Exposure and counterparty limit checking: NoSQL indexing and querying solution
Client Problem Our client is a financial institution that requires pre-deal visibility of their credit exposures in respect to the counterparties it deals with. Credit limits are set for each counterparty, and the exposure to this counterparty should not exceed the limit.
The incumbent solution recalculated exposures as part of a nightly batch, after which a check was done to see if limits were exceeded. An obvious flaw with this solution is that limits are only retrospectively checked, so even though warnings may be raised if a limit is approached, given a busy day of trading with counterparty, limits may be seriously breached.
Solution overview The best of breed solution implemented solves the same problem in real time, providing the business with the capability to calculate the client’s current credit exposure to a counterparty right after a set of deals is executed, and in some cases even before the deal is executed.
This solution needed to be fast and simple - fast from the perspective of storing and checking the calculated exposures against the credit limits and simple in terms of implementation and support.
From the computer science perspective, this was the classic problem of finding an element in the set that satisfies a certain condition in a time close to constant, and it has been thoroughly described in appropriate literature over the last 50-60 years. However, before attempting to implement it in-house, a search was conducted for libraries that already implement this approach, and the solution was found.
CQEngine, (Collection Query Engine), is a NoSQL indexing and query engine, for retrieving objects matching SQL-like queries from Java collections with ultra-low latency. It allows the programmers to create indexed collections of Java objects in memory and query them faster than the linear time that a conventional linear search provides. Fast querying is achieved by maintaining indexes on objects’ fields or a combination of objects’ fields. Multiple indexes can be created for a collection and multiple indexes of different types can be created for a particular field, thus allowing queries of different types to be supported for the same field.
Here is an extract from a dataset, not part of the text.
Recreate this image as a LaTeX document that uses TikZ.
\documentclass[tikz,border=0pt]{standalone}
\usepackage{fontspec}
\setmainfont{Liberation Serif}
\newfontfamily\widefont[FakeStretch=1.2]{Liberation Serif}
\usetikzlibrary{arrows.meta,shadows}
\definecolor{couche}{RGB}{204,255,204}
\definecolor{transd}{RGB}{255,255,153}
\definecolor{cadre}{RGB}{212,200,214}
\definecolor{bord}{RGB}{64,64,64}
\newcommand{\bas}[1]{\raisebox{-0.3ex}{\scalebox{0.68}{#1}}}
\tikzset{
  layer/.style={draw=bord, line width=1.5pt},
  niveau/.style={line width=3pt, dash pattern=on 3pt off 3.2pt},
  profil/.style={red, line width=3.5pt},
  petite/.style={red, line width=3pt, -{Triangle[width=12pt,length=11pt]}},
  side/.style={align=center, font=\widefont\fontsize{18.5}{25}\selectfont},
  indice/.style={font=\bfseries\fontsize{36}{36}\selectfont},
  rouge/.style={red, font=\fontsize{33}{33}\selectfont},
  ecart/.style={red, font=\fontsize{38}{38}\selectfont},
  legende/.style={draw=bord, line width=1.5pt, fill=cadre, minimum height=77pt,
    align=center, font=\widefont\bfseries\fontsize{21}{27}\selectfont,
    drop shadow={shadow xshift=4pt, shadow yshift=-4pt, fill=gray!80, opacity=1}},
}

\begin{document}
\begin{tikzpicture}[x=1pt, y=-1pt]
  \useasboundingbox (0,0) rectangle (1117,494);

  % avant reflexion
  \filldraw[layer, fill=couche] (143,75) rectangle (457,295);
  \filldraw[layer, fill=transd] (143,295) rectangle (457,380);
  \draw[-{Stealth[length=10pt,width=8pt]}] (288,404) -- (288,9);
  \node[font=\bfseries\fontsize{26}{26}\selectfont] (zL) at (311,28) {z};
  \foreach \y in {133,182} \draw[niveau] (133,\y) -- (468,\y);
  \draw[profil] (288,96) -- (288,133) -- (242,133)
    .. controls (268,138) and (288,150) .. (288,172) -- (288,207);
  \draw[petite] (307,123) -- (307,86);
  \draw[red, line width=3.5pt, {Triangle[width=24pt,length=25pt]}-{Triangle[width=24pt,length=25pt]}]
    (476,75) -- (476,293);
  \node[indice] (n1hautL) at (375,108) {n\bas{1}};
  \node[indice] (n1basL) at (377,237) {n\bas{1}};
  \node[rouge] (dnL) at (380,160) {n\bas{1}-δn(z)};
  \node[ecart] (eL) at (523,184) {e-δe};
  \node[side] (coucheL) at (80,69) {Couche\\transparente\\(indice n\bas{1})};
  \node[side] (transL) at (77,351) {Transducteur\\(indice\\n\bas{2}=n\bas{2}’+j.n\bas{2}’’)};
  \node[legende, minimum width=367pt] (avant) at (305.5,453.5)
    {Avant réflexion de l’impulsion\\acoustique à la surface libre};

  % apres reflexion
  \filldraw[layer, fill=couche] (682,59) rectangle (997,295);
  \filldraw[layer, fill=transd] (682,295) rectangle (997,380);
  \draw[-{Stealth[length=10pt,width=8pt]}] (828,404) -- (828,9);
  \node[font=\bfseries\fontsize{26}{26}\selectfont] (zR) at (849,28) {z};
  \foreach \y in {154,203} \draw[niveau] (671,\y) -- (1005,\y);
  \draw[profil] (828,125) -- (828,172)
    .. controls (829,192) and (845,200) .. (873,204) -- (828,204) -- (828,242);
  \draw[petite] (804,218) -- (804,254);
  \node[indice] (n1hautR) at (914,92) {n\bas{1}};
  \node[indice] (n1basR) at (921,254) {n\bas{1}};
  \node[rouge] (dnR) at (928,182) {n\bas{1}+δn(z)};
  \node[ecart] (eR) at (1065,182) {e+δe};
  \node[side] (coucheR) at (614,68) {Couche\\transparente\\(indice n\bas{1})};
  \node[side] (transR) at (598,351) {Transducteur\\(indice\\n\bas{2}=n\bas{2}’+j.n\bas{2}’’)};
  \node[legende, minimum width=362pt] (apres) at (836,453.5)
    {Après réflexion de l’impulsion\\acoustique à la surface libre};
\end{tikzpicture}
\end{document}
Technical Deep Dive - Indexes There are many types of indexes available.
Hash One of the most widely used indexes is the Hash index that handles a field’s equality or inequality to a particular value. For example, if we want to get all the exposures for a particular counterparty, a Hash index is our choice. Internally, it maps a range of values for a field to a set of objects, so that lookup is performed in a constant time.
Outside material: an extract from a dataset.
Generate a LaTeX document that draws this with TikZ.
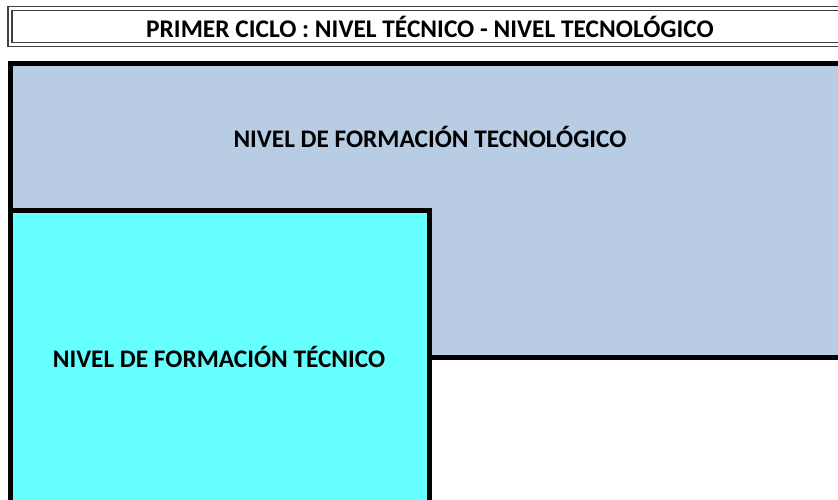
\documentclass[tikz,border=0pt]{standalone}
\usepackage{fontspec}
\setmainfont{Carlito}
\definecolor{techblue}{HTML}{B8CCE4}
\definecolor{techcyan}{HTML}{66FFFF}
\tikzset{
  box/.style={draw=black, line width=5pt},
  lbl/.style={font=\bfseries\fontsize{25.3}{30}\selectfont, text=black, inner sep=0pt},
  ttl/.style={font=\bfseries\fontsize{25.4}{30}\selectfont, text=black, inner sep=0pt}
}
\begin{document}
\begin{tikzpicture}[x=1pt,y=-1pt]
\useasboundingbox (0,0) rectangle (838,500);
\clip (0,0) rectangle (838,500);
\fill[white] (0,0) rectangle (838,500);
% title double box
\draw[line width=1.2pt, black!75] (8,6.5) rectangle (860,46.5);
\draw[line width=1.2pt, black!75] (12,10.5) rectangle (856,42.5);
\node[ttl] (title) at (430,27) {PRIMER CICLO : NIVEL TÉCNICO - NIVEL TECNOLÓGICO};
% blue rectangle
\draw[box, fill=techblue] (10.5,63.5) rectangle (870,357);
\node[lbl] (tec) at (430,137) {NIVEL DE FORMACIÓN TECNOLÓGICO};
% cyan rectangle
\draw[box, fill=techcyan] (10.5,210.5) rectangle (429,530);
\node[lbl] (tecn) at (219,357) {NIVEL DE FORMACIÓN TÉCNICO};
\end{tikzpicture}
\end{document}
Navigable Another popular type of index is the Navigable index that supports queries containing “less than”, “greater than” or “between” relations to be answered in logarithmic time. Internally, it uses red-black tree data structures instead of hash tables. For example, a Navigable index can be used to look up the objects whose timestamp field is greater than a certain moment in time. Queries containing a “starts-with” relation can be optimised using radix trees and ones containing “contains-string” can be optimised with suffix trees. CQEngine has an index implementation for each of them.
Standing Query An interesting type of index is a Standing Query index. This index allows arbitrary complex queries to be answered in constant time. For every object added or removed into the collection, the engine updates internal sets of objects possibly matching a query. Standing Query indexes can also improve performance of fragments of queries that makes them extremely useful. If an index for a field cannot be found, the engine falls back to a so-called Fallback index. A Fallback index is an artificial type of index that is essentially a “no-index” – objects are analysed one by one, which is basically a linear search. This is appropriate for small sets but can lead to substantial delays when used with large collections.
Compound Compound indexes allow conjunctions (queries containing AND relations) to also be answered in constant time, which makes this type of index a very attractive option. However, the number of compound indexes grows exponentially as the number of fields that must be queried at the same time grows. What is more, the amount of memory required to maintain a single compound index also grows exponentially as the collection grows.
Solution Challenges: Time vs Space Space requirement of such queries can be dramatically improved by statistical knowledge of an underlying data set. If we know that the number of objects per a particular realisation of certain field is limited, then, instead of maintaining a set of compound indexes, we can build a Hash index for this field only. In this case, CQEngine will combine a hash table search for this field and then iterate through the search results to match the remaining fields. This provides a slightly slower performance than the one from compound index but its time complexity is still constant and also requires much less space.
Solution Implementation and Business result In practise, the Credit Risk Engine is a long-running Linux process that calculates Potential Future Exposures, which are persisted to the NoSQL in-memory database instance we built. Similarly, credit limits are received via a messaging interface and are persisted.
In this way, if a user wishes to check pre-deal exposure limits for an individual counterparty, they are able to use the trader client interface to execute the relevant near real-time query. This increased ability to pre-deal limit check provides the business with the opportunity to manage their risk against a given counterparty.
In summary, the choice of CQEngine allowed us to keep all the calculated exposures in memory while maintaining the advantages of indexed lookup of conventional embedded SQL databases, thus providing the user with the extremely fast access to pre-calculated risk measures. In absolute numbers, for a collection of around 1 million exposures, constant lookup using hash indexes’ performance was of the order of 10 μs, whereas linear lookup would be of the order of 100 ms, thus achieving 10,000 times performance boost. Of course, it comes at a cost of slower insertion performance and higher memory footprint, but the cost is comparably low when compared to the lookup performance improvement.